As my noble friend Lord Wallace of Saltaire pointed out, there is a complete void where co-operation with the EU on foreign, external security and defence policy should be, a sector in which Britain led. This is not a case of the EU locking us out; incredibly, such co-operation is to cease at the request of the UK Government.
This Government are quick to grab the union jack and to politicise it, but what have they done for the loyal British territory of Gibraltar? The answer is nothing. Indeed, they have broken assurances to the Government of Gibraltar that a deal with the EU would not be agreed unless and until a deal was found also for Gibraltar. What guarantee can the Minister give that that gap will be remedied soon?
“Get Brexit Done” was the slogan. This deal disabuses us of any such notion. A Times cartoon tellingly shows Mr Johnson jumping from the EU frying pan into the post-Brexit fire. Cans have been kicked down the road. The gaps in coverage that need to be filled, the level playing field “rebalancing” provisions, the dispute resolution arrangements and the myriad committees all mean that we will be locked into negotiations for years to come, as my noble friend Lady Randerson pointed out.
There is no certainty. The constant spectre of reimposition of tariffs or withdrawal of financial services equivalence or data adequacy mean anything but a stable, sustainable relationship; investors will be deterred. The Prime Minister’s and Chancellor’s celebration of the prospect of divergence seems reckless to anyone who cares about national wealth and jobs.

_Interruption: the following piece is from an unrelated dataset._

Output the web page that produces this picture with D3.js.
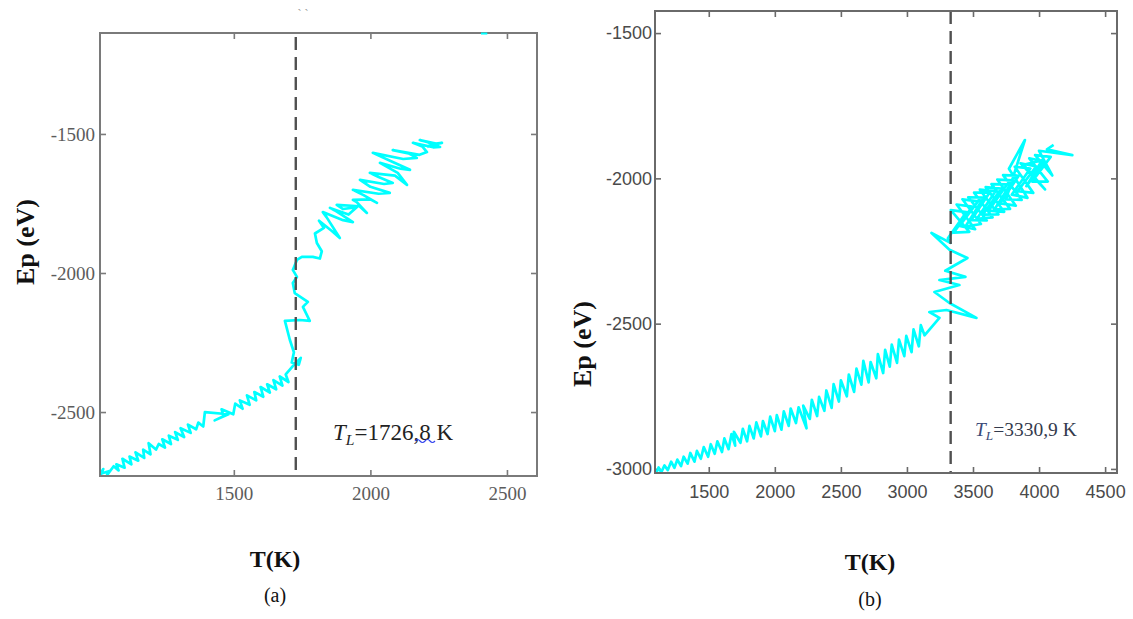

It is a travesty that the Government are sealing the breach from the EU when opinion polls in the past year have consistently shown that more people think leaving the EU is wrong than think it is right. We are a very divided country. Appeals to rally round this inadequate deal do not cut it.
Brexit is the culmination of decades of the failure of the UK to become a modern country at ease with itself and its place in the world. Our highly centralised state, with Governments holding 100% of power on a share of the vote that consistently falls short of a majority—Boris Johnson got 43%, and that was of people who voted—means that many citizens feel alienated and voiceless.
The Bill amply demonstrates that these extraordinary powers—Henry VIII on steroids in the words of the noble Lord, Lord Anderson of Ipswich—mean that taking back control means even more executive power, not parliamentary lawmaking, as my noble friend Lord Sharkey warned. Westminster gets 12 hours on this deal; the demonised European Parliament not only gets two months but is key to ratification, as this House is not.
As my noble friend Lord Alderdice said, the Government have released a dynamic that will make it difficult to hold all the United Kingdom together. In relation to Scotland, my noble friend Lord Bruce of Bennachie urged that only if we can learn and find a more constructive way of engaging with each other may we begin to see the glimmerings of a brighter future within this union.
There will certainly be a process of getting closer and closer to the EU and, as a Liberal Democrat, I hope—I am indeed convinced—that this will culminate in renewed EU membership in my lifetime; and I intend to live quite a while. In the meantime, my group cannot support this sad, sorry, inadequate deal. Indeed, as my noble friend Lord Newby indicated, we will vote against it.